Selama SMA, tidak ada gejolak berarti pada perjalanan keagamaan yang saya anut. Masih tetap rada malas beribadat. Namun, kegiatan organisasi kepemudaan gereja, selalu aktif, banyak ceweknya sih, ya? Selesai SMA, saya harus pindah ke kota untuk bisa kuliah.
Menjalani perkuliahan, saya
in the cost di rumah seorang perwira polisi yang memiliki perpustakaan keluarga. Dari sekian banyak buku koleksinya, ada yang lumayan tebal,
Al Qur'an dan Terjemahannya terbitan Departemen Agama tahun 1966. Minat menganut Islam muncul lagi. Saya baca-baca, weh... tidak tertarik. Penuh dendam, kebencian, kekerasan, dan yang paling membuat saya kecewa adalah Kata Pengantarnya secara terang-terangan mendiskreditkan Kristen, yang disebut Nasrani. Wuh...

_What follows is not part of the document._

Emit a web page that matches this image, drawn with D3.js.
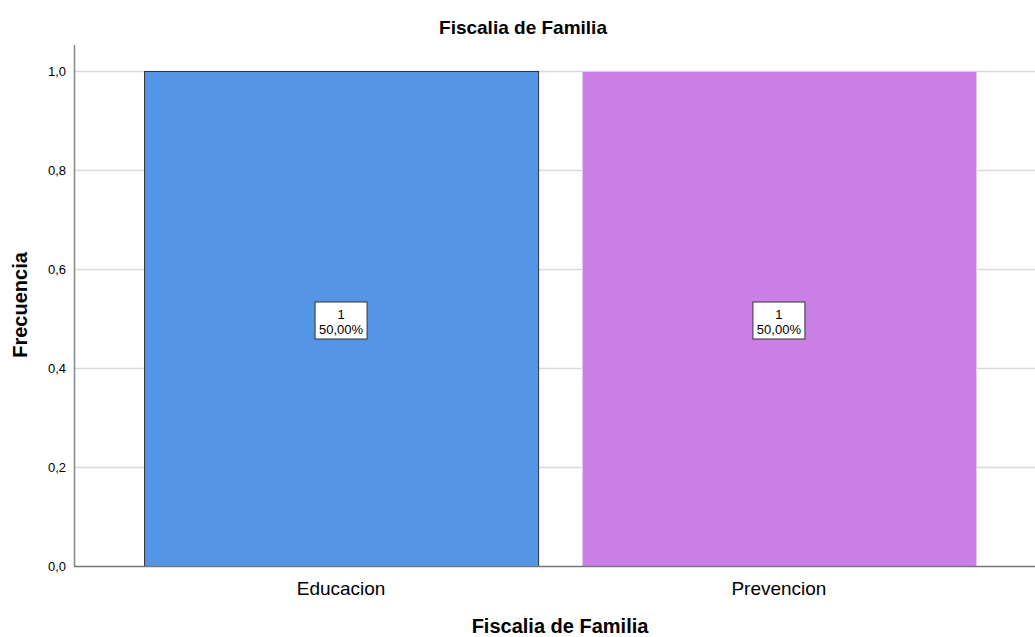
<!DOCTYPE html>
<html>
<head>
<meta charset="utf-8">
<script src="https://cdn.jsdelivr.net/npm/d3@7"></script>
<style>
  body { margin: 0; background: #fff; }
  text { font-family: Arial, "Liberation Sans", sans-serif; fill: #000; }
</style>
</head>
<body>
<div id="container"></div>
<script>
'use strict';

const categories = ['Educacion', 'Prevencion'];
const counts = [1, 1];
const percents = ['50,00%', '50,00%'];
const colors = ['#5595e5', '#c97fe4'];
const yTicks = [0, 0.2, 0.4, 0.6, 0.8, 1.0];

const w = 1035;
const h = 637;
const plotLeft = 74;
const plotTop = 71;
const plotBottom = 566;

const svg = d3.select('#container')
                .append('svg')
                .attr('width', w)
                .attr('height', h);

const fmt = (v) => d3.format('.1f')(v).replace('.', ',');

const yScale = d3.scaleLinear()
                    .domain([0, 1])
                    .range([plotBottom, plotTop]);

const xScale = d3.scaleBand()
                    .domain(categories)
                    .range([plotLeft, 1046])
                    .paddingInner(0.1)
                    .paddingOuter(0.16);

// gridlines
svg.append('g')
    .selectAll('line')
    .data(yTicks.filter((d) => d > 0))
    .enter()
    .append('line')
    .attr('x1', plotLeft)
    .attr('x2', w)
    .attr('y1', (d) => yScale(d) + 0.5)
    .attr('y2', (d) => yScale(d) + 0.5)
    .attr('stroke', '#d9d9d9')
    .attr('stroke-width', 1.5);

// bars
svg.selectAll('rect.bar')
    .data(categories)
    .enter()
    .append('rect')
    .attr('class', 'bar')
    .attr('x', (d) => xScale(d) + 0.5)
    .attr('y', (d, i) => yScale(counts[i]) + 0.5)
    .attr('width', xScale.bandwidth())
    .attr('height', (d, i) => yScale(0) - yScale(counts[i]))
    .attr('fill', (d, i) => colors[i])
    .attr('stroke', (d, i) => i === 0 ? '#333' : '#e8c8f2')
    .attr('stroke-width', 1);

// axes
svg.append('line')
    .attr('x1', plotLeft + 0.5).attr('x2', plotLeft + 0.5)
    .attr('y1', 45).attr('y2', plotBottom + 0.5)
    .attr('stroke', '#888').attr('stroke-width', 1.5);
svg.append('line')
    .attr('x1', plotLeft).attr('x2', w)
    .attr('y1', plotBottom + 0.5).attr('y2', plotBottom + 0.5)
    .attr('stroke', '#777').attr('stroke-width', 1.5);

svg.append('g')
    .selectAll('text')
    .data(yTicks)
    .enter()
    .append('text')
    .attr('x', 66)
    .attr('y', (d) => yScale(d) + 5)
    .attr('text-anchor', 'end')
    .attr('font-size', 13)
    .attr('fill', '#222')
    .text(fmt);

svg.append('g')
    .selectAll('text')
    .data(categories)
    .enter()
    .append('text')
    .attr('x', (d) => xScale(d) + xScale.bandwidth() / 2)
    .attr('y', 595)
    .attr('text-anchor', 'middle')
    .attr('font-size', 19)
    .attr('fill', '#222')
    .text((d) => d);

// data labels
const lab = svg.append('g')
    .selectAll('g')
    .data(categories)
    .enter()
    .append('g')
    .attr('transform', (d, i) => 'translate(' + (xScale(d) + xScale.bandwidth() / 2) + ',' + yScale(counts[i] / 2) + ')');
lab.append('rect')
    .attr('x', -26).attr('y', -16.5)
    .attr('width', 52).attr('height', 37)
    .attr('fill', '#fff')
    .attr('stroke', '#333');
lab.append('text')
    .attr('text-anchor', 'middle')
    .attr('y', 0)
    .attr('font-size', 13)
    .text((d, i) => counts[i]);
lab.append('text')
    .attr('text-anchor', 'middle')
    .attr('y', 15)
    .attr('font-size', 13)
    .text((d, i) => percents[i]);

// titles
svg.append('text')
    .attr('x', 523)
    .attr('y', 34)
    .attr('text-anchor', 'middle')
    .attr('font-size', 19)
    .attr('font-weight', 'bold')
    .text('Fiscalia de Familia');

svg.append('text')
    .attr('x', 560)
    .attr('y', 633)
    .attr('text-anchor', 'middle')
    .attr('font-size', 20)
    .attr('font-weight', 'bold')
    .text('Fiscalia de Familia');

svg.append('text')
    .attr('transform', 'translate(27,' + 305 + ') rotate(-90)')
    .attr('text-anchor', 'middle')
    .attr('font-size', 20)
    .attr('font-weight', 'bold')
    .text('Frecuencia');
</script>
</body>
</html>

mosok agama yang gudangnya kebaikan itu dinodai dengan kebencian dan penghinaan pada kaum lain?
Singkat cerita, saya tetap memilih Katolik karena:
1. Di syahadatnya ada bilang begini, "Saya percaya akan Roh Kudus, Gereja Katolik yang kudus, persekutuan para kudus, pengampuna dosa, kebangkitan badan, kehidupan kekal, Amen."
2. Gereja yang garis kepemimpinannya bisa ditelusur sampai kepada Petrus si Kefas itu, sampai ke Tuhan Jesus Kristus.

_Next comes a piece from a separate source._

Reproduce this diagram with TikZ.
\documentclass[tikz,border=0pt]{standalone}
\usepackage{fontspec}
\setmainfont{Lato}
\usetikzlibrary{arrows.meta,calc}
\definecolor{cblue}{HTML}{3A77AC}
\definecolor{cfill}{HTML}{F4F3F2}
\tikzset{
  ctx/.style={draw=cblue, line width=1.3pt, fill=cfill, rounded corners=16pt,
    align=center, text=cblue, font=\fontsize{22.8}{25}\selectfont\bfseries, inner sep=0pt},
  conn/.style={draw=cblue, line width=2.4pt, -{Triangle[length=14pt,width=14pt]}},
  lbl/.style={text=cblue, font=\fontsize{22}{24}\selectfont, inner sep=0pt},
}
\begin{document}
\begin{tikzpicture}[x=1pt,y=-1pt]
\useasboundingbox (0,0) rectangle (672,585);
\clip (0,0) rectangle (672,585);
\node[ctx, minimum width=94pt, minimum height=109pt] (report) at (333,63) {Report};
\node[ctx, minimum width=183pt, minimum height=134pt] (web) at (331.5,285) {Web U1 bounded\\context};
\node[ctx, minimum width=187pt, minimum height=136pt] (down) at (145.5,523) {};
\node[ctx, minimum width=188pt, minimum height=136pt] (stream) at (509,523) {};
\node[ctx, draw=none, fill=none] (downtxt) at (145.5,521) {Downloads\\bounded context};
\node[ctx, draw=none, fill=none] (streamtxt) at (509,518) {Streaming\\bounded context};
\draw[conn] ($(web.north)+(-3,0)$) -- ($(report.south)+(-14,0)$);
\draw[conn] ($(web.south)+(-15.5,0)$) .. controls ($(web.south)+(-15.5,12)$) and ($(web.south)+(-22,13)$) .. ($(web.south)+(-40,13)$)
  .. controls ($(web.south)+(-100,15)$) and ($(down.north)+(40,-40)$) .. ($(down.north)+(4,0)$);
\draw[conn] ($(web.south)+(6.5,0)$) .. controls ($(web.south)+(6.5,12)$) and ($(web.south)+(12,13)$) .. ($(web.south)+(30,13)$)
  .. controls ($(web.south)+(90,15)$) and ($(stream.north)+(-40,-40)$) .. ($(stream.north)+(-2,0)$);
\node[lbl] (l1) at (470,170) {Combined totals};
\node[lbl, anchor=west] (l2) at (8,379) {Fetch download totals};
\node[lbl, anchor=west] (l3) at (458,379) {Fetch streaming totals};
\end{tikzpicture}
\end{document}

3. Administrasinya cukup rapih menurut saya, karena tidak dimungkinkan menikah lagi kalau tidak ada surat baptis yang diperbaharui, sementara ketika memperbaharui surat baptis, ketahuan sudah menikah ato belum, sebab dibaharuinya harus di mana pertama sekali didaftar sebagai warga Katolik.
Itulah ringkasnya,
kurang menarik ya? Ini saya ceritakan untuk memuaskan rasa ingin tahu pasangan diskusi itu.